A random forest should be the first thing you try on a supervised classification problem (and perhaps also the last, lest you overfit). I did spent a few weeks trying different variations on this idea and none of them beat this simplest possible system. Random forests are also very fast to train (especially if you have a machine with many cores, as each tree can be learned independently).

As usual, the features were where the real work went. A reviewer astutely asked whether we really needed so many features (we compute 480 of them). The answer is yes. Even when selecting just the best features (which we wouldn’t know apriori, but let’s assume we had an oracle), it seems that we really do need a lot of features:

(This is Figure 3 — supplement 4: https://elifesciences.org/articles/26066/figures#fig3s4sdata1)

We need at least 200 features and it never really saturates.

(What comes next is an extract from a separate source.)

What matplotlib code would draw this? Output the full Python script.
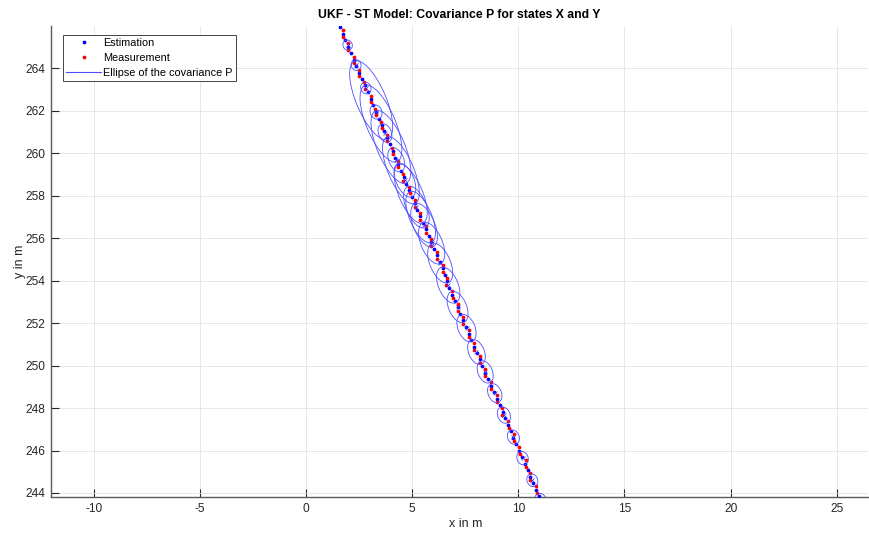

Furthermore, features are computed in groups (Haralick features, Zernike features, …), so we would not gain much

In terms of implementation, features were computed with mahotas (paper) and machine learning was done with scikit-learn (paper).

§

What about Deep Learning? Could we have used CNNs? Maybe, maybe not. We have a fair amount of data (>18,000 labeled samples), but some of the classes are not as well represented (in the pie chart above, the width of the classes represents how many objects are in the training set). A priori, it’s not clear it would have helped much.

Also, we may already be at the edge of what’s possible. Accuracy above 80% is already similar to human performance (unlike some of the more traditional computer vision problems, where humans perform with almost no mistakes and computers had very high error rates prior to the neural network revolution).